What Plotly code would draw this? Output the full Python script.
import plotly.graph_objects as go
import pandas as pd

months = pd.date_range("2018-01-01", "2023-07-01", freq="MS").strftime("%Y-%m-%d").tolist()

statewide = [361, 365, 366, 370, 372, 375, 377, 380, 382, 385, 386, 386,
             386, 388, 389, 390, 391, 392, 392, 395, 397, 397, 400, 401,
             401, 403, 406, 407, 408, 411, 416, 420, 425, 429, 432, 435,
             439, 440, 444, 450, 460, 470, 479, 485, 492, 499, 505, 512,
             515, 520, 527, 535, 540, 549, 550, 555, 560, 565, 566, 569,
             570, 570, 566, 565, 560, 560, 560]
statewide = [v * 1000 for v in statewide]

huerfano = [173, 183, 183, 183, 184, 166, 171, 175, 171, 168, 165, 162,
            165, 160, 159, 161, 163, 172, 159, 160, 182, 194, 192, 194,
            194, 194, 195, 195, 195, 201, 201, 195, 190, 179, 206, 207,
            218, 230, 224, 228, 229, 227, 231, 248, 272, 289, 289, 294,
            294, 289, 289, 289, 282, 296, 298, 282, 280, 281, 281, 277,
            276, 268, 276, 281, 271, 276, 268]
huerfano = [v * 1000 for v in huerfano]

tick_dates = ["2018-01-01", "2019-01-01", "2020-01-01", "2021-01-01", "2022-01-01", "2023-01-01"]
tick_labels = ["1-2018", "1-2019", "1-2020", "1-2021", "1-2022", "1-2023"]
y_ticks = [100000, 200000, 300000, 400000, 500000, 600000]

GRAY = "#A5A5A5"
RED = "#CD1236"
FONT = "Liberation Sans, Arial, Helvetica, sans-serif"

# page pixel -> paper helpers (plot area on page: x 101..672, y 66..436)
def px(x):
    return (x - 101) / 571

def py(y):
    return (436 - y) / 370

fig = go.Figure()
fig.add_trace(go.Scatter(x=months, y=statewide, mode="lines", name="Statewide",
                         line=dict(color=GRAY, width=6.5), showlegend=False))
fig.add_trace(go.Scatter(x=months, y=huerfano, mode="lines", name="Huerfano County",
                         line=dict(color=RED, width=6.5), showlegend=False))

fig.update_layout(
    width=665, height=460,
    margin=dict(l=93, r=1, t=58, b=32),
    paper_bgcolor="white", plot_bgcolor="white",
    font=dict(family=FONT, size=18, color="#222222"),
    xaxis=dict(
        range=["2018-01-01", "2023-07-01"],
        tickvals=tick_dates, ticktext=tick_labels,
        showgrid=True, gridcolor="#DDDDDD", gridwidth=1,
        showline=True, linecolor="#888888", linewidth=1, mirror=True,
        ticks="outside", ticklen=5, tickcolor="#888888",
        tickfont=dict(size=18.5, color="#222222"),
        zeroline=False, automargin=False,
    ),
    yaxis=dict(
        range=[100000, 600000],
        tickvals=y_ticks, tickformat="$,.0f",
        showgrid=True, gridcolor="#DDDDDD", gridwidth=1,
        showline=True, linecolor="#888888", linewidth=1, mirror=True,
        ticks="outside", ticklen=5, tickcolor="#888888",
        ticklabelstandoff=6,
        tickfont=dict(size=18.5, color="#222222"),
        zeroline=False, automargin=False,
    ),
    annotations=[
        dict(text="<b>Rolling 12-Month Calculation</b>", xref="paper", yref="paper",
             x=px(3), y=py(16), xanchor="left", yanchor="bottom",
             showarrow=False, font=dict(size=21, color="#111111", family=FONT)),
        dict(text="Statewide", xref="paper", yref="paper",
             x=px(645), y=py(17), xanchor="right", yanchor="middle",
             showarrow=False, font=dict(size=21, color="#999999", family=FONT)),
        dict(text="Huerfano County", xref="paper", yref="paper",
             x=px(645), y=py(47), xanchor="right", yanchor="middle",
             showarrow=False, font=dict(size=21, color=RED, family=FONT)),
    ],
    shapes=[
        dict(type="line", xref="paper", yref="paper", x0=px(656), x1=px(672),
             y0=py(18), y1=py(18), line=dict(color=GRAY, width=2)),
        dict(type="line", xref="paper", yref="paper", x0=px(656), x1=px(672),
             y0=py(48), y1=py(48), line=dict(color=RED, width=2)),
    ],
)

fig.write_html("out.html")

_Aim_: Retype the whole listing, matching it exactly.

_Answer in full_:
What Plotly code would draw this? Output the full Python script.
import plotly.graph_objects as go
import pandas as pd

months = pd.date_range("2018-01-01", "2023-07-01", freq="MS").strftime("%Y-%m-%d").tolist()

statewide = [361, 365, 366, 370, 372, 375, 377, 380, 382, 385, 386, 386,
             386, 388, 389, 390, 391, 392, 392, 395, 397, 397, 400, 401,
             401, 403, 406, 407, 408, 411, 416, 420, 425, 429, 432, 435,
             439, 440, 444, 450, 460, 470, 479, 485, 492, 499, 505, 512,
             515, 520, 527, 535, 540, 549, 550, 555, 560, 565, 566, 569,
             570, 570, 566, 565, 560, 560, 560]
statewide = [v * 1000 for v in statewide]

huerfano = [173, 183, 183, 183, 184, 166, 171, 175, 171, 168, 165, 162,
            165, 160, 159, 161, 163, 172, 159, 160, 182, 194, 192, 194,
            194, 194, 195, 195, 195, 201, 201, 195, 190, 179, 206, 207,
            218, 230, 224, 228, 229, 227, 231, 248, 272, 289, 289, 294,
            294, 289, 289, 289, 282, 296, 298, 282, 280, 281, 281, 277,
            276, 268, 276, 281, 271, 276, 268]
huerfano = [v * 1000 for v in huerfano]

tick_dates = ["2018-01-01", "2019-01-01", "2020-01-01", "2021-01-01", "2022-01-01", "2023-01-01"]
tick_labels = ["1-2018", "1-2019", "1-2020", "1-2021", "1-2022", "1-2023"]
y_ticks = [100000, 200000, 300000, 400000, 500000, 600000]

GRAY = "#A5A5A5"
RED = "#CD1236"
FONT = "Liberation Sans, Arial, Helvetica, sans-serif"

# page pixel -> paper helpers (plot area on page: x 101..672, y 66..436)
def px(x):
    return (x - 101) / 571

def py(y):
    return (436 - y) / 370

fig = go.Figure()
fig.add_trace(go.Scatter(x=months, y=statewide, mode="lines", name="Statewide",
                         line=dict(color=GRAY, width=6.5), showlegend=False))
fig.add_trace(go.Scatter(x=months, y=huerfano, mode="lines", name="Huerfano County",
                         line=dict(color=RED, width=6.5), showlegend=False))

fig.update_layout(
    width=665, height=460,
    margin=dict(l=93, r=1, t=58, b=32),
    paper_bgcolor="white", plot_bgcolor="white",
    font=dict(family=FONT, size=18, color="#222222"),
    xaxis=dict(
        range=["2018-01-01", "2023-07-01"],
        tickvals=tick_dates, ticktext=tick_labels,
        showgrid=True, gridcolor="#DDDDDD", gridwidth=1,
        showline=True, linecolor="#888888", linewidth=1, mirror=True,
        ticks="outside", ticklen=5, tickcolor="#888888",
        tickfont=dict(size=18.5, color="#222222"),
        zeroline=False, automargin=False,
    ),
    yaxis=dict(
        range=[100000, 600000],
        tickvals=y_ticks, tickformat="$,.0f",
        showgrid=True, gridcolor="#DDDDDD", gridwidth=1,
        showline=True, linecolor="#888888", linewidth=1, mirror=True,
        ticks="outside", ticklen=5, tickcolor="#888888",
        ticklabelstandoff=6,
        tickfont=dict(size=18.5, color="#222222"),
        zeroline=False, automargin=False,
    ),
    annotations=[
        dict(text="<b>Rolling 12-Month Calculation</b>", xref="paper", yref="paper",
             x=px(3), y=py(16), xanchor="left", yanchor="bottom",
             showarrow=False, font=dict(size=21, color="#111111", family=FONT)),
        dict(text="Statewide", xref="paper", yref="paper",
             x=px(645), y=py(17), xanchor="right", yanchor="middle",
             showarrow=False, font=dict(size=21, color="#999999", family=FONT)),
        dict(text="Huerfano County", xref="paper", yref="paper",
             x=px(645), y=py(47), xanchor="right", yanchor="middle",
             showarrow=False, font=dict(size=21, color=RED, family=FONT)),
    ],
    shapes=[
        dict(type="line", xref="paper", yref="paper", x0=px(656), x1=px(672),
             y0=py(18), y1=py(18), line=dict(color=GRAY, width=2)),
        dict(type="line", xref="paper", yref="paper", x0=px(656), x1=px(672),
             y0=py(48), y1=py(48), line=dict(color=RED, width=2)),
    ],
)

fig.write_html("out.html")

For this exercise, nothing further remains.